SOURCE EXCERPT:
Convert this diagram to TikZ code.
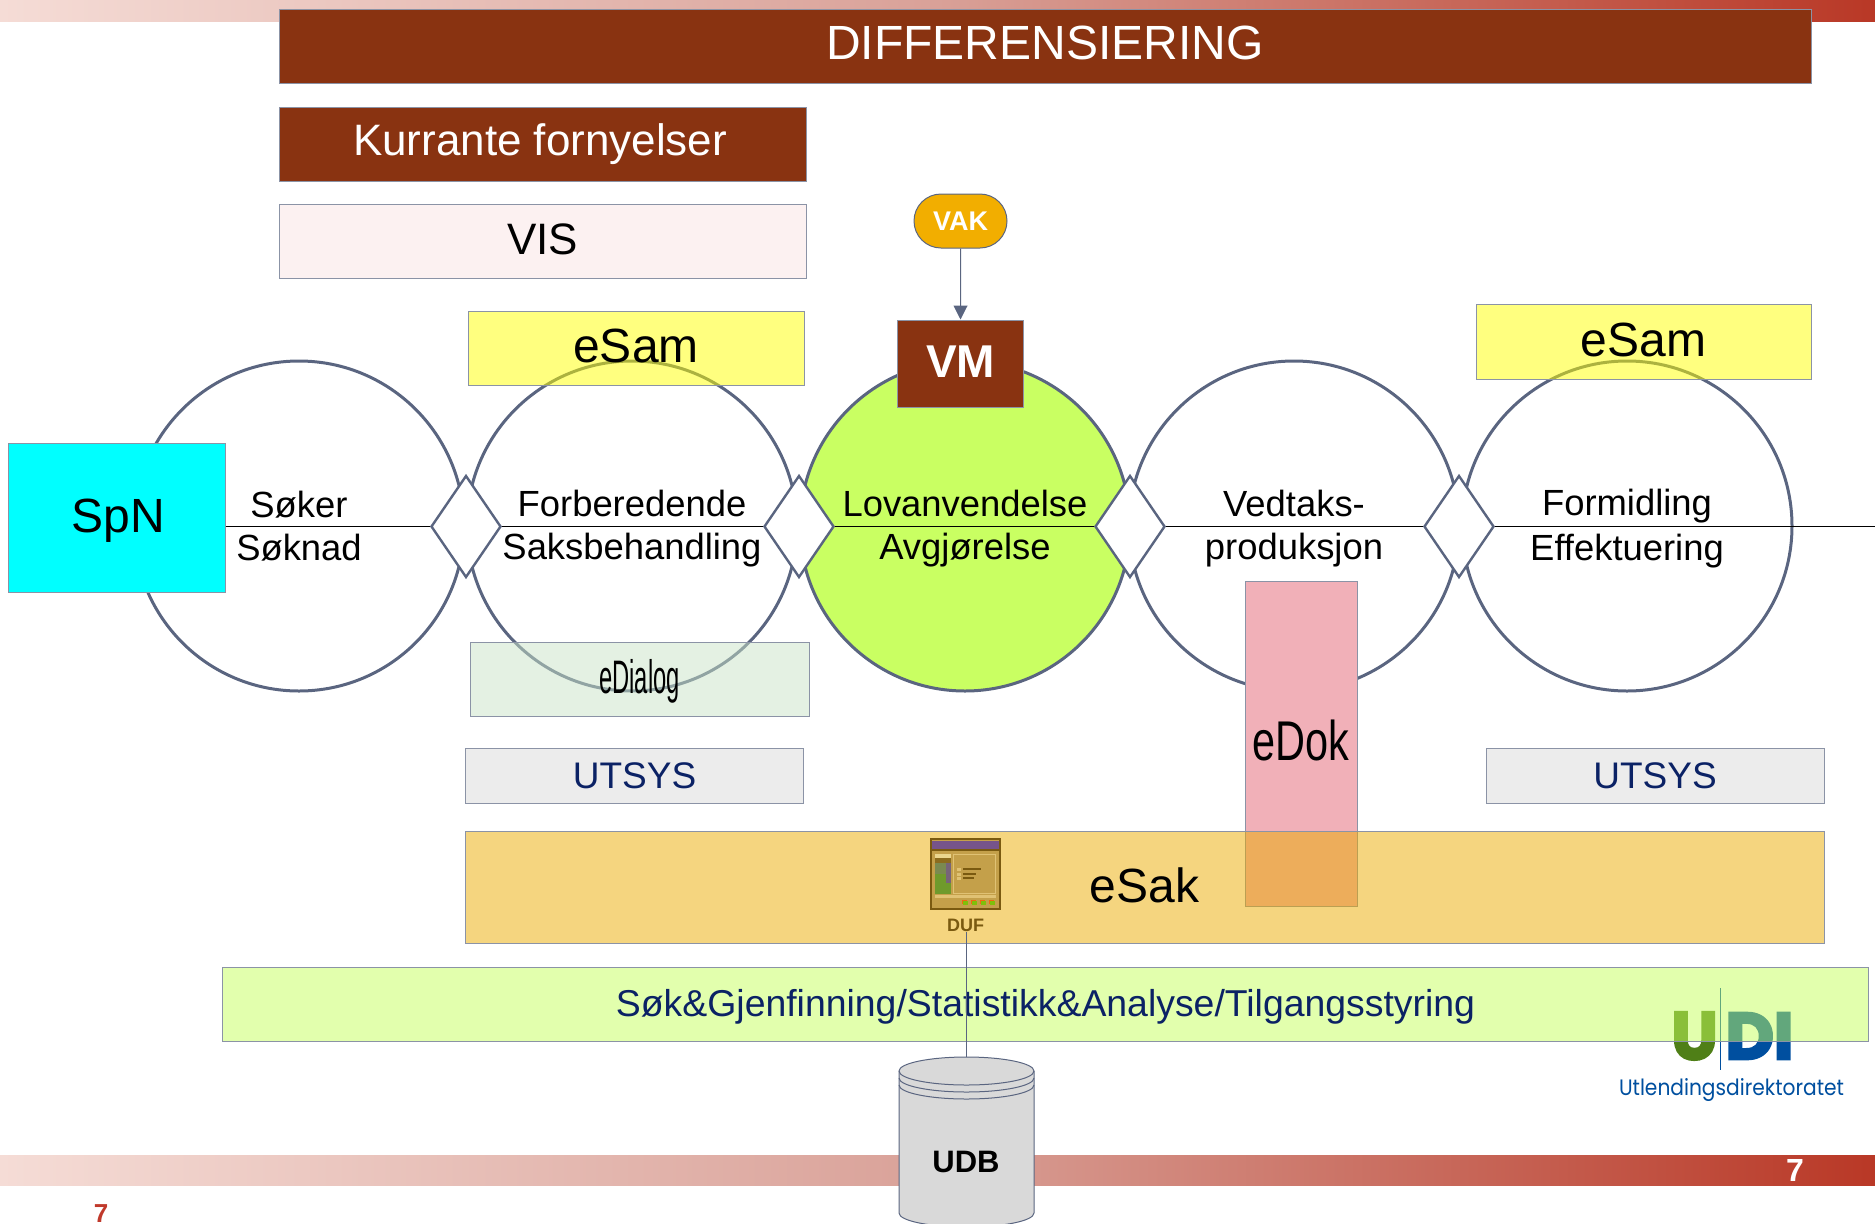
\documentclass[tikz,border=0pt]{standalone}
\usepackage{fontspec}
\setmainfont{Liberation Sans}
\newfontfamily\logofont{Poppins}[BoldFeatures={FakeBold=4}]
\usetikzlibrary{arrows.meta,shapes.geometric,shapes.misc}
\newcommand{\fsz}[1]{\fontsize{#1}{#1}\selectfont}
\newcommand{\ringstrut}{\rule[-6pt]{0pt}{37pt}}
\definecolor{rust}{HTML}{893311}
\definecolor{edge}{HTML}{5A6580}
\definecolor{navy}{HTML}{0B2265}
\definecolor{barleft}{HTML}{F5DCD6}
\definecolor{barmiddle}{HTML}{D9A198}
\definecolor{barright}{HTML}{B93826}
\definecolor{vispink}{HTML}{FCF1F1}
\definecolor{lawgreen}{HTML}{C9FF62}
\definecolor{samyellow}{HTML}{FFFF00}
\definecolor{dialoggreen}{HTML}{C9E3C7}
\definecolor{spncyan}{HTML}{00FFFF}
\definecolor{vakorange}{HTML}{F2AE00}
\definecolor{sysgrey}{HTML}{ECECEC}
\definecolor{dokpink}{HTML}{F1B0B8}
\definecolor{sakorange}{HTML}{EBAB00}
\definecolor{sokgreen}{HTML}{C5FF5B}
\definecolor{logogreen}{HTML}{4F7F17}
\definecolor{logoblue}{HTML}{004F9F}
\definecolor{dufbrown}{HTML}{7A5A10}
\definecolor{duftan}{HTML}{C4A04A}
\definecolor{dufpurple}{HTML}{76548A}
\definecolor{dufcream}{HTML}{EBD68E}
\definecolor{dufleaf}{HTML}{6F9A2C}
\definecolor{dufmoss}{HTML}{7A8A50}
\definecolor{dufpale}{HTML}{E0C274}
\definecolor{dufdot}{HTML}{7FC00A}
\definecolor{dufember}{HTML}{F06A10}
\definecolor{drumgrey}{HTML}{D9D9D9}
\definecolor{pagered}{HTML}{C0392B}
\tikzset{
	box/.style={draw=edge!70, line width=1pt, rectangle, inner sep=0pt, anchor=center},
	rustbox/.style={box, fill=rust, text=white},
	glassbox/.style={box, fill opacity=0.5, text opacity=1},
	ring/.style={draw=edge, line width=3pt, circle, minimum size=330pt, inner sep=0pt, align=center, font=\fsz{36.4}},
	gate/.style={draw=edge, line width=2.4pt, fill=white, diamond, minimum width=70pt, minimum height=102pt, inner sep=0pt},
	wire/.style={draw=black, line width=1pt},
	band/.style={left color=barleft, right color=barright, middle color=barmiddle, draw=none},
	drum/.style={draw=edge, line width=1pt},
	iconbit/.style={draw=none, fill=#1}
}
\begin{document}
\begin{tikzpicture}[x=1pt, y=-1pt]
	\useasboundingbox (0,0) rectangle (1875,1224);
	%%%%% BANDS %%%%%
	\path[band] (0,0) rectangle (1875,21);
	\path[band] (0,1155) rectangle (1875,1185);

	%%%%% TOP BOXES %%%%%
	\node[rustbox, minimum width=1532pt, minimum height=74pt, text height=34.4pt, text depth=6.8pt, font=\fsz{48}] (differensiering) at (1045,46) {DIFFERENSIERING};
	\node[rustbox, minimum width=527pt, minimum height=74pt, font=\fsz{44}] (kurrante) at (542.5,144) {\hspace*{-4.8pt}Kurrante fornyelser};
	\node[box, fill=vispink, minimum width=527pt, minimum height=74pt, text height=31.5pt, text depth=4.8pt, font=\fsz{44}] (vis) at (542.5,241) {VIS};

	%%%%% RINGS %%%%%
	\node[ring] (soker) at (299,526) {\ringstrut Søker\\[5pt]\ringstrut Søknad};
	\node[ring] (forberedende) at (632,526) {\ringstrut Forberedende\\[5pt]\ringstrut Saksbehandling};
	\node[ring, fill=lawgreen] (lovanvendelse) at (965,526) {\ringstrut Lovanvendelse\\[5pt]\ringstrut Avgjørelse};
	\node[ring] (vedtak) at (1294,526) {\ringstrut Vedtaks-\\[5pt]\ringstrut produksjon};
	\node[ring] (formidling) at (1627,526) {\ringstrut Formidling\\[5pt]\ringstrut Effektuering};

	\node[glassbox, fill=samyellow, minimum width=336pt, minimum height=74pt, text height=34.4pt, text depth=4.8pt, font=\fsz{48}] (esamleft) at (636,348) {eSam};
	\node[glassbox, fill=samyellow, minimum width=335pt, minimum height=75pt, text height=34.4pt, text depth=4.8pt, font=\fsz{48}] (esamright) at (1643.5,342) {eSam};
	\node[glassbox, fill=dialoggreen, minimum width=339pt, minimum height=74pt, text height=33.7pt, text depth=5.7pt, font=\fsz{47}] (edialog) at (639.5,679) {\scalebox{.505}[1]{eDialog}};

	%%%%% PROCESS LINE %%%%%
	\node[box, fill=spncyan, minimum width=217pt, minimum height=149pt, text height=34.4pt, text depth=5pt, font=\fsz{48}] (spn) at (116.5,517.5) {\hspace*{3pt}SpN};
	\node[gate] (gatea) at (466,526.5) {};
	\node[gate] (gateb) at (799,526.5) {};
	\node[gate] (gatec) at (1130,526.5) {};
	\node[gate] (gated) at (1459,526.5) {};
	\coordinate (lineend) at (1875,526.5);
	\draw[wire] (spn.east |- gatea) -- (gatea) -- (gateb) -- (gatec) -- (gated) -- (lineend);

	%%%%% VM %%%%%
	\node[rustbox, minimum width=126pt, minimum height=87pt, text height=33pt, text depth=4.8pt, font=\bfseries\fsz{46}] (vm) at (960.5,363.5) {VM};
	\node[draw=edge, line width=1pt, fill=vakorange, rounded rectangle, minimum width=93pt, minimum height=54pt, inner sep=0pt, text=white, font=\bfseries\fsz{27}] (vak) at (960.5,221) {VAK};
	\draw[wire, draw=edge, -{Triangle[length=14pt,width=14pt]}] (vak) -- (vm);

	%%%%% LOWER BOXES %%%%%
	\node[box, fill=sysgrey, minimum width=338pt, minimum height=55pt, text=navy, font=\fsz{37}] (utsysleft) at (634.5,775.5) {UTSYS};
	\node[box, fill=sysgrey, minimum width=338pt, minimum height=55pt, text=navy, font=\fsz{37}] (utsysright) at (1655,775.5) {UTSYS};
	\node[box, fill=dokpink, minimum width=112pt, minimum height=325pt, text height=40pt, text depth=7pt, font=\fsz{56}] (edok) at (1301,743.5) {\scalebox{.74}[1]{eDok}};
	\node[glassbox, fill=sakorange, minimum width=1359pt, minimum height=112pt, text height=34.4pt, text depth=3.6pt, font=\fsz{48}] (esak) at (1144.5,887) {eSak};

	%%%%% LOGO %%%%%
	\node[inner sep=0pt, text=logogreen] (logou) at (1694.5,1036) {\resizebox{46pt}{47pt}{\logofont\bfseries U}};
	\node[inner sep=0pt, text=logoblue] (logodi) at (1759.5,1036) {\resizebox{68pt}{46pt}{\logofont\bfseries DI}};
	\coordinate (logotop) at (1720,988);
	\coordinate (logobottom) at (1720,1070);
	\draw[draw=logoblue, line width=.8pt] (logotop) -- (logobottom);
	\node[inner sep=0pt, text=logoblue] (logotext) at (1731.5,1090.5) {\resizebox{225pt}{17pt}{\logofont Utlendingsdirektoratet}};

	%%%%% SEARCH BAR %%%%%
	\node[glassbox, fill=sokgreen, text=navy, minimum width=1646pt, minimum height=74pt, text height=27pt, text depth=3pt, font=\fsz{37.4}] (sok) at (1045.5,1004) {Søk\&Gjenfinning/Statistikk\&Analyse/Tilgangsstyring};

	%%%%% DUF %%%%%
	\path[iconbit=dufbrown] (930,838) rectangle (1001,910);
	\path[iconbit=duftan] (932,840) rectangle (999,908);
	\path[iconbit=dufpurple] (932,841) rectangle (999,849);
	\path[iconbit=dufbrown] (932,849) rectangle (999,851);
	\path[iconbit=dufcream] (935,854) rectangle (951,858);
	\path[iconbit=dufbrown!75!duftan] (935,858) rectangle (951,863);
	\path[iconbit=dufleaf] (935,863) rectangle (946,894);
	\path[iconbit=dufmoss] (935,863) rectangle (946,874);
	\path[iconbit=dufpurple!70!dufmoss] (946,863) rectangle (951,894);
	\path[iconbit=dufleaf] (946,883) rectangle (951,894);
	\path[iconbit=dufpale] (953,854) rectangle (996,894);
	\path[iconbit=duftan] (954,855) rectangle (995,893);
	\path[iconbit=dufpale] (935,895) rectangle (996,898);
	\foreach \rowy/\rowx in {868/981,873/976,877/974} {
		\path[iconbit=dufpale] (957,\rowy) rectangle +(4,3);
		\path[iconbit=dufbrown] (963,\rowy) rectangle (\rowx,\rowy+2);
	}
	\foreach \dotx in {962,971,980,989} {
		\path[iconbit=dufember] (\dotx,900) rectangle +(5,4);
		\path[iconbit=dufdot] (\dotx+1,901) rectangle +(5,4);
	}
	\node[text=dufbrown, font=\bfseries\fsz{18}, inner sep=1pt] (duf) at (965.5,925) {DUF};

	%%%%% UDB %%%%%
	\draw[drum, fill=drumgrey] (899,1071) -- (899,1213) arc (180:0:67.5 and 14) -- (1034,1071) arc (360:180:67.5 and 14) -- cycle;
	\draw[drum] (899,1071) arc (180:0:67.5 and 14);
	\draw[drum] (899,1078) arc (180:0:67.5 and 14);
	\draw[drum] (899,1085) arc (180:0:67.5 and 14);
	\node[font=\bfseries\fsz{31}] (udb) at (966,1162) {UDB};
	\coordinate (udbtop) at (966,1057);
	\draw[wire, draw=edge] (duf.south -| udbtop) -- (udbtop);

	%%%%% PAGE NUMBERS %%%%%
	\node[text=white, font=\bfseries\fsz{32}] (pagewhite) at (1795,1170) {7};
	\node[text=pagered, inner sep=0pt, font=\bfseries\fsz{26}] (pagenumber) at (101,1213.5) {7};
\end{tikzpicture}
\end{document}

WHAT YOU WILL DO: Pictures are excluded; extract exactly the lines from the start of the data through the line that holds "(0,1155) rectangle (1875,1185);", both ends included.

RESULT BELOW:
Convert this diagram to TikZ code.
\documentclass[tikz,border=0pt]{standalone}
\usepackage{fontspec}
\setmainfont{Liberation Sans}
\newfontfamily\logofont{Poppins}[BoldFeatures={FakeBold=4}]
\usetikzlibrary{arrows.meta,shapes.geometric,shapes.misc}
\newcommand{\fsz}[1]{\fontsize{#1}{#1}\selectfont}
\newcommand{\ringstrut}{\rule[-6pt]{0pt}{37pt}}
\definecolor{rust}{HTML}{893311}
\definecolor{edge}{HTML}{5A6580}
\definecolor{navy}{HTML}{0B2265}
\definecolor{barleft}{HTML}{F5DCD6}
\definecolor{barmiddle}{HTML}{D9A198}
\definecolor{barright}{HTML}{B93826}
\definecolor{vispink}{HTML}{FCF1F1}
\definecolor{lawgreen}{HTML}{C9FF62}
\definecolor{samyellow}{HTML}{FFFF00}
\definecolor{dialoggreen}{HTML}{C9E3C7}
\definecolor{spncyan}{HTML}{00FFFF}
\definecolor{vakorange}{HTML}{F2AE00}
\definecolor{sysgrey}{HTML}{ECECEC}
\definecolor{dokpink}{HTML}{F1B0B8}
\definecolor{sakorange}{HTML}{EBAB00}
\definecolor{sokgreen}{HTML}{C5FF5B}
\definecolor{logogreen}{HTML}{4F7F17}
\definecolor{logoblue}{HTML}{004F9F}
\definecolor{dufbrown}{HTML}{7A5A10}
\definecolor{duftan}{HTML}{C4A04A}
\definecolor{dufpurple}{HTML}{76548A}
\definecolor{dufcream}{HTML}{EBD68E}
\definecolor{dufleaf}{HTML}{6F9A2C}
\definecolor{dufmoss}{HTML}{7A8A50}
\definecolor{dufpale}{HTML}{E0C274}
\definecolor{dufdot}{HTML}{7FC00A}
\definecolor{dufember}{HTML}{F06A10}
\definecolor{drumgrey}{HTML}{D9D9D9}
\definecolor{pagered}{HTML}{C0392B}
\tikzset{
	box/.style={draw=edge!70, line width=1pt, rectangle, inner sep=0pt, anchor=center},
	rustbox/.style={box, fill=rust, text=white},
	glassbox/.style={box, fill opacity=0.5, text opacity=1},
	ring/.style={draw=edge, line width=3pt, circle, minimum size=330pt, inner sep=0pt, align=center, font=\fsz{36.4}},
	gate/.style={draw=edge, line width=2.4pt, fill=white, diamond, minimum width=70pt, minimum height=102pt, inner sep=0pt},
	wire/.style={draw=black, line width=1pt},
	band/.style={left color=barleft, right color=barright, middle color=barmiddle, draw=none},
	drum/.style={draw=edge, line width=1pt},
	iconbit/.style={draw=none, fill=#1}
}
\begin{document}
\begin{tikzpicture}[x=1pt, y=-1pt]
	\useasboundingbox (0,0) rectangle (1875,1224);
	%%%%% BANDS %%%%%
	\path[band] (0,0) rectangle (1875,21);
	\path[band] (0,1155) rectangle (1875,1185);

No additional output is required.